Un bon exemple de franche camaraderie confraternelle
Quand on est auteur de sous-titres et qu’on en informe le quidam lambda que l’on vient de rencontrer dans un cocktail mondain, il n’est pas rare d’entendre en retour la remarque suivante :
Ah ben y a du boulot, hein. Les sous-titres à la télé/sur les DVD/au cinéma (rayer la mention inutile), ils sont souvent nuls. Y a plein de fautes d’orthographe. Et pi vous traduisez pas tous les mots. D’ailleurs justement, l’autre jour… (Suit une anecdote fort émouvante sur le dernier film qu’a vu le quidam lambda au cinéma, dans lequel il a repéré une erreur de traduction qui n’en est pas une, ou un sous-titre de cinq mots destiné à traduire une longue phrase prononcée à toute allure).
Mais plus le temps passe, plus je m’aperçois que les pires languedeputages sur le boulot des traducteurs audiovisuels n’émanent en fait pas des spectateurs (ces sympathiques profanes), mais plutôt des autres traducteurs.
Et votre blogueuse dévouée ne fait pas exception à la règle, malheureusement. Certes, comme je ne suis qu’amour gloire et beauté, j’envoie de temps en temps un mail enthousiaste aux copines/pains dont j’ai vu le nom à la fin d’un sous-titrage vraiment chouette. Il m’arrive même de pondre une ode vibrante à la gloire du doublage de certains films.
Mais le plus souvent, il faut bien l’avouer, c’est quand même beaucoup plus marrant de chercher la petite bête et de pousser des soupirs d’exaspération en prenant à témoin The Man (qui, en sympathique profane, veut bien être de mon avis, mais ne se sent pas particulièrement concerné par la question). Le tout, bien sûr, en étant persuadée que j’aurais forcément fait mieux si on avait eu le bon sens de me confier cette traduction. Il est d’ailleurs relativement facile de s’en convaincre quand on fait soi-même très peu de sous-titrage de fiction, puisqu’on sait pertinemment qu’on a assez peu de risques de sous-titrer un jour le même film. Comme tu le vois, lecteur atterré de ce blog, ta blogueuse dévouée est non seulement aigrie, prétentieuse et médisante, mais en plus, elle ne se mouille pas (bientôt, un billet sur ma gentillesse naturelle, mon grand cœur et mon audace légendaire).
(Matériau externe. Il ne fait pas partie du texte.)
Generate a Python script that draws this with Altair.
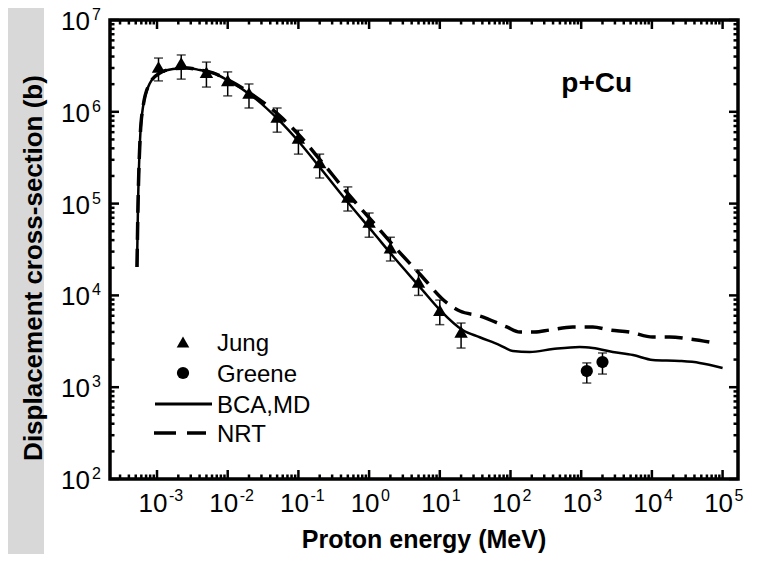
import altair as alt
import pandas as pd

# ---------------- data ----------------
jung_e = [1.05e-3, 2.2e-3, 5.0e-3, 1.0e-2, 2.0e-2, 5.0e-2, 0.1, 0.2, 0.5, 1.0, 2.0, 5.0, 10.0, 20.0]
jung_s = [3.08e6, 3.4e6, 2.7e6, 2.2e6, 1.6e6, 8.8e5, 5.2e5, 2.8e5, 1.18e5, 6.3e4, 3.3e4, 1.4e4, 6.9e3, 4.0e3]
jung_lo = [2.17e6, 2.27e6, 1.86e6, 1.49e6, 1.10e6, 6.0e5, 3.46e5, 1.9e5, 8.3e4, 4.3e4, 2.37e4, 1.0e4, 4.8e3, 2.67e3]
jung_hi = [3.85e6, 4.16e6, 3.48e6, 2.72e6, 2.01e6, 1.10e6, 6.3e5, 3.46e5, 1.52e5, 7.9e4, 4.3e4, 1.89e4, 8.9e3, 5.0e3]

greene_e = [1.2e3, 2.0e3]
greene_s = [1.5e3, 1.88e3]
greene_lo = [1.11e3, 1.39e3]
greene_hi = [1.84e3, 2.36e3]

bca_e = [5.21e-4, 5.38e-4, 5.75e-4, 6.34e-4, 7.96e-4, 1.10e-3, 1.68e-3, 2.65e-3, 4.05e-3, 6.19e-3,
         1.04e-2, 2.2e-2, 5.3e-2, 0.105, 0.215, 0.535, 1.13, 2.24, 5.2, 10.3, 21.0, 36.7, 70.0,
         108.0, 187.0, 396.0, 953.0, 1.46e3, 2.8e3, 5.4e3, 1.03e4, 2.47e4, 4.73e4, 1.0e5]
bca_s = [2.04e4, 9.2e4, 4.93e5, 1.13e6, 2.06e6, 2.65e6, 2.93e6, 3.0e6, 2.85e6, 2.65e6,
         2.17e6, 1.49e6, 8.1e5, 4.57e5, 2.32e5, 9.7e4, 4.9e4, 2.6e4, 1.24e4, 6.8e3, 4.2e3, 3.5e3, 2.88e3,
         2.48e3, 2.42e3, 2.6e3, 2.74e3, 2.67e3, 2.42e3, 2.24e3, 1.98e3, 1.93e3, 1.84e3, 1.62e3]

nrt_e = [5.21e-4, 5.38e-4, 5.75e-4, 6.34e-4, 7.96e-4, 1.10e-3, 1.68e-3, 2.65e-3, 4.05e-3, 6.19e-3,
         1.04e-2, 2.2e-2, 5.3e-2, 0.105, 0.215, 0.535, 1.13, 2.24, 5.2, 12.6, 19.2, 36.7, 88.5,
         135.0, 220.0, 359.0, 759.0, 1.46e3, 2.53e3, 4.85e3, 1.03e4, 1.78e4, 3.42e4, 6.55e4]
nrt_s = [2.04e4, 9.2e4, 4.93e5, 1.13e6, 2.06e6, 2.65e6, 2.93e6, 3.0e6, 2.85e6, 2.65e6,
         2.2e6, 1.55e6, 9.2e5, 5.45e5, 2.84e5, 1.21e5, 6.3e4, 3.45e4, 1.71e4, 8.3e3, 6.76e3, 5.97e3, 4.53e3,
         3.99e3, 3.99e3, 4.2e3, 4.53e3, 4.53e3, 4.2e3, 3.99e3, 3.52e3, 3.52e3, 3.35e3, 3.1e3]

x_major = [1e-3, 1e-2, 1e-1, 1e0, 1e1, 1e2, 1e3, 1e4, 1e5]
x_exps = ["-3", "-2", "-1", "0", "1", "2", "3", "4", "5"]
y_major = [1e2, 1e3, 1e4, 1e5, 1e6, 1e7]
y_exps = ["2", "3", "4", "5", "6", "7"]
tick_base = "10"

legend_labels = ["Jung", "Greene", "BCA,MD", "NRT"]
annotation = "p+Cu"
x_title = "Proton energy (MeV)"
y_title = "Displacement cross-section (b)"

# ---------------- layout ----------------
W, H = 628, 459
FONT = "Liberation Sans"
XMIN, XMAX = 10 ** -3.665, 10 ** 5.218
YMIN, YMAX = 1e2, 1e7

xscale = alt.Scale(type="log", domain=[XMIN, XMAX], nice=False)
yscale = alt.Scale(type="log", domain=[YMIN, YMAX], nice=False)

x_minor = [k * 10.0 ** d for d in range(-4, 6) for k in range(2, 10) if XMIN < k * 10.0 ** d < XMAX]
y_minor = [k * 10.0 ** d for d in range(2, 7) for k in range(2, 10)]

jung = pd.DataFrame({"e": jung_e, "s": jung_s, "lo": jung_lo, "hi": jung_hi})
greene = pd.DataFrame({"e": greene_e, "s": greene_s, "lo": greene_lo, "hi": greene_hi})
bca = pd.DataFrame({"e": bca_e, "s": bca_s})
nrt = pd.DataFrame({"e": nrt_e, "s": nrt_s})
dxmaj = pd.DataFrame({"v": x_major, "t": x_exps, "b": tick_base})
dymaj = pd.DataFrame({"v": y_major, "t": y_exps, "b": tick_base})
dxmin = pd.DataFrame({"v": x_minor})
dymin = pd.DataFrame({"v": y_minor})
one = pd.DataFrame({"a": [0]})

X = lambda f: alt.X(f, type="quantitative", scale=xscale, axis=None)
Y = lambda f: alt.Y(f, type="quantitative", scale=yscale, axis=None)

layers = []

# grey strip at the left edge (slide background)
layers.append(alt.Chart(one).mark_rect(color="#d8d8d8").encode(
    x=alt.value(-102), x2=alt.value(-66), y=alt.value(-12), y2=alt.value(H + 75)))

# tick labels: "10" plus raised exponent
layers.append(alt.Chart(dxmaj).mark_text(font=FONT, fontSize=26, align="center", baseline="top",
                                         dx=-4, color="black").encode(
    x=X("v"), y=alt.value(H + 12), text="b:N"))
layers.append(alt.Chart(dxmaj).mark_text(font=FONT, fontSize=16, align="left", baseline="middle",
                                         dx=12, color="black").encode(
    x=X("v"), y=alt.value(H + 17), text="t:N"))
layers.append(alt.Chart(dymaj).mark_text(font=FONT, fontSize=26, align="right", baseline="middle",
                                         dy=2, color="black").encode(
    x=alt.value(-20), y=Y("v"), text="b:N"))
layers.append(alt.Chart(dymaj).mark_text(font=FONT, fontSize=16, align="left", baseline="middle",
                                         dy=-5, color="black").encode(
    x=alt.value(-18), y=Y("v"), text="t:N"))

# axis titles
layers.append(alt.Chart(pd.DataFrame({"t": [x_title]})).mark_text(
    font=FONT, fontSize=25, fontWeight="bold", align="center", baseline="alphabetic", color="black").encode(
    x=alt.value(W / 2), y=alt.value(528), text="t:N"))
layers.append(alt.Chart(pd.DataFrame({"t": [y_title]})).mark_text(
    font=FONT, fontSize=26, fontWeight="bold", align="center", baseline="middle", angle=270,
    color="black").encode(x=alt.value(-76), y=alt.value(248), text="t:N"))

# inward ticks on all four sides
TW = 2.5
layers.append(alt.Chart(dxmaj).mark_rule(color="black", strokeWidth=TW).encode(
    x=X("v"), y=alt.value(H), y2=alt.value(H - 9)))
layers.append(alt.Chart(dxmaj).mark_rule(color="black", strokeWidth=TW).encode(
    x=X("v"), y=alt.value(0), y2=alt.value(9)))
layers.append(alt.Chart(dxmin).mark_rule(color="black", strokeWidth=TW).encode(
    x=X("v"), y=alt.value(H), y2=alt.value(H - 4.5)))
layers.append(alt.Chart(dxmin).mark_rule(color="black", strokeWidth=TW).encode(
    x=X("v"), y=alt.value(0), y2=alt.value(4.5)))
layers.append(alt.Chart(dymaj).mark_rule(color="black", strokeWidth=TW).encode(
    y=Y("v"), x=alt.value(0), x2=alt.value(9)))
layers.append(alt.Chart(dymaj).mark_rule(color="black", strokeWidth=TW).encode(
    y=Y("v"), x=alt.value(W), x2=alt.value(W - 9)))
layers.append(alt.Chart(dymin).mark_rule(color="black", strokeWidth=TW).encode(
    y=Y("v"), x=alt.value(0), x2=alt.value(4.5)))
layers.append(alt.Chart(dymin).mark_rule(color="black", strokeWidth=TW).encode(
    y=Y("v"), x=alt.value(W), x2=alt.value(W - 4.5)))

# curves
layers.append(alt.Chart(nrt).mark_line(color="black", strokeWidth=3.5, strokeDash=[18, 9],
                                       interpolate="monotone").encode(x=X("e"), y=Y("s")))
layers.append(alt.Chart(bca).mark_line(color="black", strokeWidth=2.5,
                                       interpolate="monotone").encode(x=X("e"), y=Y("s")))

# error bars + markers
for df, shape in ((jung, "triangle-up"), (greene, "circle")):
    layers.append(alt.Chart(df).mark_rule(color="black", strokeWidth=1.5).encode(
        x=X("e"), y=Y("lo"), y2="hi"))
    layers.append(alt.Chart(df).mark_tick(color="black", orient="horizontal", size=9, thickness=1.5).encode(
        x=X("e"), y=Y("lo")))
    layers.append(alt.Chart(df).mark_tick(color="black", orient="horizontal", size=9, thickness=1.5).encode(
        x=X("e"), y=Y("hi")))
    layers.append(alt.Chart(df).mark_point(shape=shape, filled=True, color="black", opacity=1,
                                           size=150 if shape == "circle" else 180).encode(
        x=X("e"), y=Y("s")))

# annotation
ann = pd.DataFrame({"e": [1.66e3], "s": [2.0e6], "t": [annotation]})
layers.append(alt.Chart(ann).mark_text(font=FONT, fontSize=28, fontWeight="bold", color="black",
                                       baseline="middle").encode(x=X("e"), y=Y("s"), text="t:N"))

# manual legend
row_y = [322, 353, 384, 413]
for i, lab in enumerate(legend_labels):
    layers.append(alt.Chart(pd.DataFrame({"t": [lab]})).mark_text(
        font=FONT, fontSize=24, align="left", baseline="middle", color="black").encode(
        x=alt.value(107), y=alt.value(row_y[i] + 2), text="t:N"))
layers.append(alt.Chart(one).mark_point(shape="triangle-up", filled=True, color="black", opacity=1,
                                        size=160).encode(x=alt.value(73), y=alt.value(row_y[0])))
layers.append(alt.Chart(one).mark_point(shape="circle", filled=True, color="black", opacity=1,
                                        size=150).encode(x=alt.value(73), y=alt.value(row_y[1])))
layers.append(alt.Chart(one).mark_rule(color="black", strokeWidth=3).encode(
    x=alt.value(45), x2=alt.value(102), y=alt.value(row_y[2])))
layers.append(alt.Chart(one).mark_rule(color="black", strokeWidth=3.5, strokeDash=[22, 11]).encode(
    x=alt.value(44), x2=alt.value(96), y=alt.value(row_y[3])))

chart = alt.layer(*layers).properties(
    width=W, height=H,
    autosize=alt.AutoSizeParams(type="none"),
    padding={"left": 102, "top": 12, "right": 13, "bottom": 75},
    background="white",
).configure_view(stroke="black", strokeWidth=3.5)

chart.save("out.html", embed_options={"renderer": "svg", "actions": False})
Bon, mais au-delà de cet aveu, où vais-je, en réalité ? Et à quoi nous mène ce passionnant développement ?
A ceci : pour me remonter le moral – un peu en dents de scie ces temps derniers – j’ai ressorti l’arme fatale : ma pile de DVD de Friends. Jusqu’à présent, je n’avais jamais regardé les sous-titres français (reformatés par SDI pour la sortie DVD) et comme j’ai déjà entendu divers confrères le dire, il est vrai qu’ils laissent une impression un peu mitigée. Mais en même temps, qui suis-je pour critiquer (hein, je vous le demande) ? Les sitcoms sont typiquement des programmes difficiles à sous-titrer : ça jacte sans arrêt, il y a plein de références 100% américaines impossibles à laisser en l’état, les jeux de mots fusent, tous plus débiles et intraduisibles les uns que les autres, et le rythme des dialogues est épuisant. Pas la peine d’être inutilement sévère, donc.
Mais quand même, quand j’ai vu ça, j’ai fait un mini-gloups :
Touche « pause ».
Doute.
Ouverture de mon fidèle Grevisse, jamais bien loin.
Hmm, oui, c’est bien ce que je me disais. Ce qui me permet d’écrire la réponse pas très sympa qui s’était imposée à moi en lisant cette réplique :
Et tes sous-titres, tu les as fait relire ?
Décidément, il est temps que je parte en (vraies) vacances. J’ai trop de venin et d’énergie négative à évacuer.